Keyman64 add-on board -- bind additional joystick buttons to keys
The Potmux is a small hardware add-on for the C64 that allows the user to optionally route the control port potentiometer lines to a destination other than the SID. It is mainly intended to be used with the Keyman64 for the purpose of mapping additional joystick buttons connected to the potentiometer lines to user defined keystrokes.
The potmux utility provided on this page can be used to prefix an existing C64 program with a specific potmux configuration for the Keyman64. The resulting program will first configure the Keyman64 using its serial interface connected to the tapeport lines “Cassette Sense” and “Cassette Write” and then run the original program.
The C64 uses a 4066 IC to route two of the four analog lines from the control ports (POTAX and POTAY, or POTBX and POTBY) to the two analog input lines of the SID, depending on the setting of the CIAs PA6 and PA7 line. This allows the programmer to choose which paddle pair or mouse to read from by setting the CIA lines accordingly.
This board replaces the 4066 IC and adds the ability to optionally route the four analog control port lines to an alternative destination.
When the boards enable line /EN is high, the control port lines are routed to the SID as usual, selected by PA6 and PA7.

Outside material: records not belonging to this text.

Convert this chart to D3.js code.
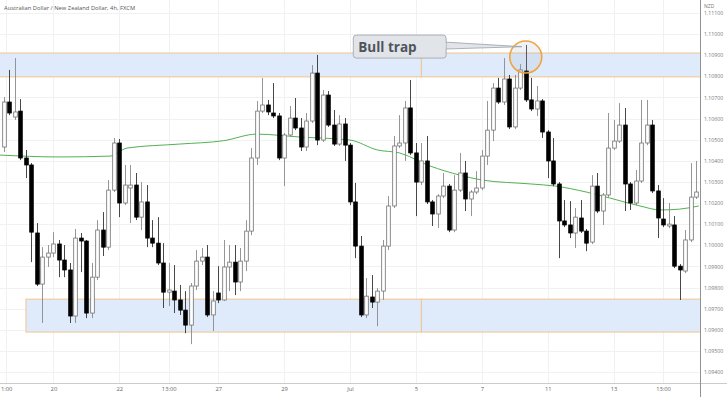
<!DOCTYPE html>
<html>
<head>
<meta charset="utf-8">
<script src="https://cdn.jsdelivr.net/npm/d3@7"></script>
<style>
  html, body { margin: 0; padding: 0; background: #fff; }
  svg { display: block; font-family: 'Open Sans', sans-serif; }
</style>
</head>
<body>
<div id="chart"></div>
<script>
'use strict';

var title = 'Australian Dollar / New Zealand Dollar, 4h, FXCM';
var currency = 'NZD';

// 4h candles
var open = [1.10465, 1.10678, 1.10607, 1.10635, 1.10413, 1.10380, 1.10058, 1.09816, 1.09944, 1.09963,
  1.10006, 1.09930, 1.09883, 1.09665, 1.10034, 1.10020, 1.09679, 1.09849, 1.10072, 1.09991,
  1.10261, 1.10484, 1.10200, 1.10271, 1.10285, 1.10133, 1.10205, 1.10034, 1.10010, 1.09916,
  1.09778, 1.09783, 1.09741, 1.09693, 1.09622, 1.09807, 1.09925, 1.09944, 1.09670, 1.09774,
  1.09741, 1.09897, 1.09920, 1.09826, 1.09925, 1.10067, 1.10413, 1.10635, 1.10664, 1.10626,
  1.10612, 1.10413, 1.10522, 1.10602, 1.10555, 1.10465, 1.10588, 1.10815, 1.10498, 1.10711,
  1.10569, 1.10479, 1.10574, 1.10474, 1.10205, 1.09996, 1.09670, 1.09755, 1.09731, 1.09783,
  1.09996, 1.10186, 1.10470, 1.10484, 1.10650, 1.10437, 1.10299, 1.10399, 1.10205, 1.10148,
  1.10233, 1.10280, 1.10072, 1.10261, 1.10342, 1.10219, 1.10252, 1.10271, 1.10422, 1.10545,
  1.10744, 1.10678, 1.10787, 1.10560, 1.10744, 1.10825, 1.10688, 1.10645, 1.10683, 1.10536,
  1.10399, 1.10290, 1.10115, 1.10096, 1.10058, 1.10129, 1.10067, 1.10015, 1.10280, 1.10162,
  1.10238, 1.10460, 1.10493, 1.10569, 1.10290, 1.10200, 1.10304, 1.10484, 1.10569, 1.10257,
  1.10124, 1.10091, 1.10096, 1.09901, 1.09878, 1.10025, 1.10228];
var high = [1.10702, 1.10830, 1.10886, 1.10692, 1.10451, 1.10389, 1.10105, 1.09991, 1.10001, 1.10062,
  1.10025, 1.10001, 1.09916, 1.10077, 1.10058, 1.10025, 1.09916, 1.10119, 1.10157, 1.10309,
  1.10508, 1.10503, 1.10380, 1.10380, 1.10342, 1.10299, 1.10285, 1.10119, 1.10133, 1.10010,
  1.09916, 1.09906, 1.09812, 1.09783, 1.09821, 1.09977, 1.09987, 1.10001, 1.09783, 1.09901,
  1.10025, 1.10001, 1.10001, 1.09987, 1.10119, 1.10460, 1.10683, 1.10792, 1.10688, 1.10768,
  1.10626, 1.10531, 1.10659, 1.10697, 1.10602, 1.10626, 1.10853, 1.10901, 1.10735, 1.10730,
  1.10640, 1.10616, 1.10602, 1.10484, 1.10295, 1.10044, 1.09845, 1.09859, 1.09797, 1.10025,
  1.10233, 1.10517, 1.10616, 1.10683, 1.10782, 1.10484, 1.10484, 1.10517, 1.10214, 1.10242,
  1.10342, 1.10290, 1.10332, 1.10437, 1.10399, 1.10261, 1.10351, 1.10451, 1.10683, 1.10768,
  1.10792, 1.10886, 1.10806, 1.10806, 1.10858, 1.10948, 1.10792, 1.10754, 1.10692, 1.10545,
  1.10508, 1.10299, 1.10214, 1.10209, 1.10176, 1.10214, 1.10077, 1.10332, 1.10342, 1.10247,
  1.10626, 1.10593, 1.10673, 1.10650, 1.10299, 1.10356, 1.10688, 1.10688, 1.10593, 1.10285,
  1.10223, 1.10200, 1.10138, 1.09911, 1.10072, 1.10389, 1.10399];
var low = [1.10441, 1.10616, 1.10593, 1.10403, 1.10318, 1.09920, 1.09807, 1.09632, 1.09897, 1.09944,
  1.09849, 1.09849, 1.09632, 1.09632, 1.09873, 1.09655, 1.09655, 1.09835, 1.09949, 1.09977,
  1.10252, 1.10133, 1.10190, 1.10105, 1.10119, 1.10072, 1.09991, 1.09991, 1.09906, 1.09703,
  1.09712, 1.09679, 1.09670, 1.09584, 1.09532, 1.09788, 1.09906, 1.09660, 1.09594, 1.09726,
  1.09736, 1.09783, 1.09764, 1.09783, 1.09878, 1.10048, 1.10380, 1.10626, 1.10616, 1.10602,
  1.10403, 1.10280, 1.10512, 1.10545, 1.10446, 1.10446, 1.10579, 1.10474, 1.10489, 1.10560,
  1.10470, 1.10470, 1.10399, 1.10190, 1.09939, 1.09660, 1.09655, 1.09703, 1.09617, 1.09741,
  1.09977, 1.10176, 1.10460, 1.10399, 1.10427, 1.10138, 1.10285, 1.10195, 1.10091, 1.10081,
  1.10223, 1.10062, 1.10062, 1.10252, 1.10162, 1.10138, 1.10242, 1.10261, 1.10380, 1.10493,
  1.10669, 1.10664, 1.10550, 1.10550, 1.10735, 1.10678, 1.10635, 1.10612, 1.10508, 1.10318,
  1.10280, 1.09939, 1.10086, 1.10034, 1.09987, 1.10058, 1.09972, 1.10006, 1.10152, 1.10096,
  1.10228, 1.10451, 1.10484, 1.10162, 1.10167, 1.10190, 1.10295, 1.10474, 1.10247, 1.10034,
  1.10086, 1.10081, 1.09892, 1.09741, 1.09868, 1.10015, 1.10219];
var close = [1.10678, 1.10626, 1.10631, 1.10413, 1.10380, 1.10062, 1.09816, 1.09944, 1.09963, 1.10006,
  1.09930, 1.09883, 1.09665, 1.10034, 1.10020, 1.09679, 1.09849, 1.10072, 1.09991, 1.10261,
  1.10484, 1.10200, 1.10285, 1.10285, 1.10133, 1.10205, 1.10034, 1.10010, 1.09916, 1.09778,
  1.09788, 1.09741, 1.09693, 1.09622, 1.09807, 1.09925, 1.09944, 1.09670, 1.09736, 1.09741,
  1.09897, 1.09920, 1.09826, 1.09925, 1.10067, 1.10413, 1.10635, 1.10664, 1.10631, 1.10612,
  1.10413, 1.10522, 1.10602, 1.10555, 1.10465, 1.10588, 1.10815, 1.10498, 1.10711, 1.10569,
  1.10479, 1.10574, 1.10474, 1.10205, 1.09996, 1.09670, 1.09759, 1.09731, 1.09783, 1.09996,
  1.10186, 1.10470, 1.10484, 1.10650, 1.10437, 1.10299, 1.10399, 1.10205, 1.10148, 1.10233,
  1.10280, 1.10072, 1.10261, 1.10342, 1.10219, 1.10252, 1.10271, 1.10422, 1.10545, 1.10744,
  1.10678, 1.10787, 1.10560, 1.10744, 1.10830, 1.10688, 1.10645, 1.10683, 1.10536, 1.10399,
  1.10290, 1.10115, 1.10096, 1.10058, 1.10133, 1.10067, 1.10010, 1.10280, 1.10162, 1.10238,
  1.10460, 1.10493, 1.10569, 1.10290, 1.10200, 1.10304, 1.10484, 1.10569, 1.10257, 1.10129,
  1.10096, 1.10100, 1.09901, 1.09883, 1.10025, 1.10228, 1.10252];

// moving average (green), sampled along the line: candle index / price
var maIdx = [-0.8, 10, 19.3, 22.4, 32, 40, 46, 54, 63, 68, 72, 77.6, 83, 87, 96, 100.4, 106, 110.4, 115.8, 119.5, 123, 126.5];
var maVal = [1.10427, 1.10418, 1.10422, 1.10460, 1.10479, 1.10495, 1.10526, 1.10512, 1.10498, 1.10451, 1.10437,
  1.10375, 1.10332, 1.10309, 1.10290, 1.10280, 1.10252, 1.10223, 1.10186, 1.10167, 1.10171, 1.10186];

var priceTicks = [1.111, 1.110, 1.109, 1.108, 1.107, 1.106, 1.105, 1.104, 1.103, 1.102, 1.101,
  1.100, 1.099, 1.098, 1.097, 1.096, 1.095, 1.094];
var timeLabels = ['1:00', '20', '22', '13:00', '27', '29', 'Jul', '5', '7', '11', '13', '13:00'];
var timeIdx = [0.4, 9, 21, 30, 39, 51, 63, 75, 87, 99, 111, 120];

// supply / demand zones: [low, high], start candle
var topZone = [1.10797, 1.10910];
var bottomZone = [1.09589, 1.09745];
var zoneStart = [-2, 4];
var zoneSplit = 76;

var trapText = 'Bull trap';
var trapIdx = 95;
var trapPrice = 1.10891;
var boxIdx = [63.6, 80.5];
var boxPrice = [1.10995, 1.10886];
var tipIdx = 94.3;
var tipPrice = 1.10940;

var W = 727, H = 397;
var plotRight = 700, plotBottom = 383;

var x = d3.scaleLinear().domain([0, open.length - 1]).range([4, 696]);
var y = d3.scaleLinear().domain([1.094, 1.110]).range([372, 34]);

var svg = d3.select('#chart').append('svg')
  .attr('width', W)
  .attr('height', H);

svg.append('defs').append('clipPath').attr('id', 'plot')
  .append('rect').attr('x', 0).attr('y', 0).attr('width', plotRight).attr('height', plotBottom);

var plot = svg.append('g').attr('clip-path', 'url(#plot)');

// grid
plot.selectAll('.hgrid').data(priceTicks).enter().append('line')
  .attr('x1', 0).attr('x2', plotRight)
  .attr('y1', function(d) { return Math.round(y(d)) + 0.5; })
  .attr('y2', function(d) { return Math.round(y(d)) + 0.5; })
  .attr('stroke', '#f0f1f3');
plot.selectAll('.vgrid').data(timeIdx).enter().append('line')
  .attr('y1', 0).attr('y2', plotBottom)
  .attr('x1', function(d) { return Math.round(x(d)) + 0.5; })
  .attr('x2', function(d) { return Math.round(x(d)) + 0.5; })
  .attr('stroke', '#f0f1f3');

// zones
[topZone, bottomZone].forEach(function(z, k) {
  var pieces = [[zoneStart[k], zoneSplit], [zoneSplit, null]];
  pieces.forEach(function(p) {
    var x0 = x(p[0]);
    var x1 = p[1] === null ? plotRight + 2 : x(p[1]);
    plot.append('rect')
      .attr('x', x0).attr('width', x1 - x0)
      .attr('y', y(z[1])).attr('height', y(z[0]) - y(z[1]))
      .attr('fill', '#dfebfb')
      .attr('stroke', '#f1c48f')
      .attr('stroke-width', 1);
  });
});

// moving average
var ma = maIdx.map(function(d, i) { return [d, maVal[i]]; });
plot.append('path')
  .datum(ma)
  .attr('fill', 'none')
  .attr('stroke', '#52b152')
  .attr('stroke-width', 1)
  .attr('d', d3.line()
    .x(function(d) { return x(d[0]); })
    .y(function(d) { return y(d[1]); })
    .curve(d3.curveMonotoneX));

// candles
var candles = open.map(function(o, i) {
  return {i: i, o: o, h: high[i], l: low[i], c: close[i], up: close[i] >= o};
});
var bw = 3.6;

plot.selectAll('.wick').data(candles).enter().append('line')
  .attr('x1', function(d) { return Math.round(x(d.i)) + 0.5; })
  .attr('x2', function(d) { return Math.round(x(d.i)) + 0.5; })
  .attr('y1', function(d) { return y(d.h); })
  .attr('y2', function(d) { return y(d.l); })
  .attr('stroke', function(d) { return d.up ? '#8a8a8a' : '#333'; })
  .attr('stroke-width', 0.9);

plot.selectAll('.body').data(candles).enter().append('rect')
  .attr('x', function(d) { return Math.round(x(d.i)) + 0.5 - bw / 2; })
  .attr('width', bw)
  .attr('y', function(d) { return y(Math.max(d.o, d.c)); })
  .attr('height', function(d) { return Math.max(1, Math.abs(y(d.o) - y(d.c))); })
  .attr('fill', function(d) { return d.up ? '#fff' : '#000'; })
  .attr('stroke', function(d) { return d.up ? '#6f6f6f' : '#000'; })
  .attr('stroke-width', 0.8);

// bull trap callout
plot.append('circle')
  .attr('cx', x(trapIdx)).attr('cy', y(trapPrice)).attr('r', 16)
  .attr('fill', 'rgba(160,175,200,0.18)')
  .attr('stroke', '#f0a43a')
  .attr('stroke-width', 1.6);

var bx0 = x(boxIdx[0]), bx1 = x(boxIdx[1]);
var by0 = y(boxPrice[0]), by1 = y(boxPrice[1]);
plot.append('path')
  .attr('d', 'M' + (bx1 - 2) + ',' + (by0 + 7) + 'L' + x(tipIdx) + ',' + y(tipPrice) + 'L' + (bx1 - 2) + ',' + (by0 + 14) + 'Z')
  .attr('fill', '#e1e4e9')
  .attr('stroke', '#9ba1a9')
  .attr('stroke-width', 0.8);
plot.append('rect')
  .attr('x', bx0).attr('y', by0)
  .attr('width', bx1 - bx0).attr('height', by1 - by0)
  .attr('rx', 3)
  .attr('fill', '#e1e4e9')
  .attr('stroke', '#9ba1a9')
  .attr('stroke-width', 0.8);
plot.append('rect')
  .attr('x', bx1 - 3).attr('y', by0 + 7.5).attr('width', 2.5).attr('height', 6)
  .attr('fill', '#e1e4e9');
plot.append('text')
  .attr('x', bx0 + 5).attr('y', (by0 + by1) / 2 + 5)
  .attr('font-size', 13.5).attr('font-weight', 700)
  .attr('fill', '#4f545c')
  .text(trapText);

// axes
var yAxis = d3.axisRight(y)
  .tickValues(priceTicks)
  .tickFormat(d3.format('.5f'))
  .tickSize(0)
  .tickPadding(4);
var gy = svg.append('g')
  .attr('transform', 'translate(' + plotRight + ',0)')
  .call(yAxis);
gy.select('.domain').remove();
gy.selectAll('text').attr('font-size', 5.2).attr('fill', '#777').attr('font-family', "'Open Sans', sans-serif");

var xAxis = d3.axisBottom(x)
  .tickValues(timeIdx)
  .tickFormat(function(d, i) { return timeLabels[i]; })
  .tickSize(0)
  .tickPadding(4);
var gx = svg.append('g')
  .attr('transform', 'translate(0,' + plotBottom + ')')
  .call(xAxis);
gx.select('.domain').remove();
gx.selectAll('text').attr('font-size', 5.8).attr('fill', '#666').attr('font-family', "'Open Sans', sans-serif");

svg.append('line')
  .attr('x1', 0).attr('x2', W)
  .attr('y1', plotBottom + 0.5).attr('y2', plotBottom + 0.5)
  .attr('stroke', '#c9cbcf');
svg.append('line')
  .attr('x1', plotRight + 0.5).attr('x2', plotRight + 0.5)
  .attr('y1', 0).attr('y2', H)
  .attr('stroke', '#8f9398');

svg.append('text')
  .attr('x', 4).attr('y', 10)
  .attr('font-size', 5.8)
  .attr('fill', '#555')
  .text(title);
svg.append('text')
  .attr('x', 704).attr('y', 8)
  .attr('font-size', 5)
  .attr('fill', '#777')
  .text(currency);
</script>
</body>
</html>
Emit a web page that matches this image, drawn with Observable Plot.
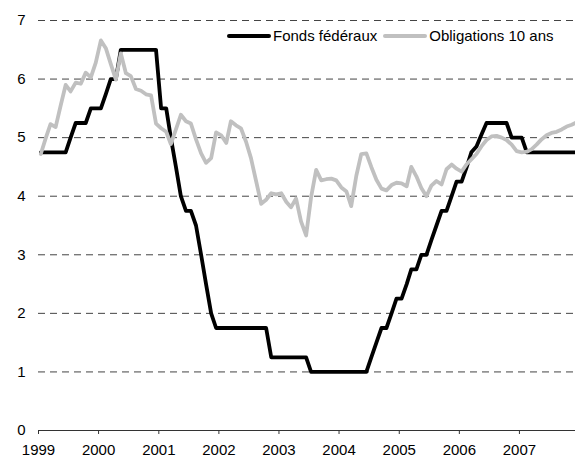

When /EN is low, the control port lines POTAX, POTAY, POTBX and POTBY are routed to the pins A1, A2, B1 and B2 respectively.
- Ordering Assembly Kits
- Installing the
- Connecting and configuring the Keyman64
- Adding custom button configurations to programs
The source distribution includes the schematics and the pcb layout in KiCad format.
Latest stable is potmux-1.0.tar.gz.
All releases can be found under /download/potmux
Latest developments are available via github:
git clone https://github.com/hbekel/potmux
- potmux-1.0.zip (command line utility, 32bit Windows executable)
- potmux-r2-gerber.zip (gerber files for pcb production)
Ordering Assembly Kits
I’m offering assembly kits including a potmux pcb and all required components (except connection cables) for 5€ each. Worldwide shipping via regular mail is free of charge.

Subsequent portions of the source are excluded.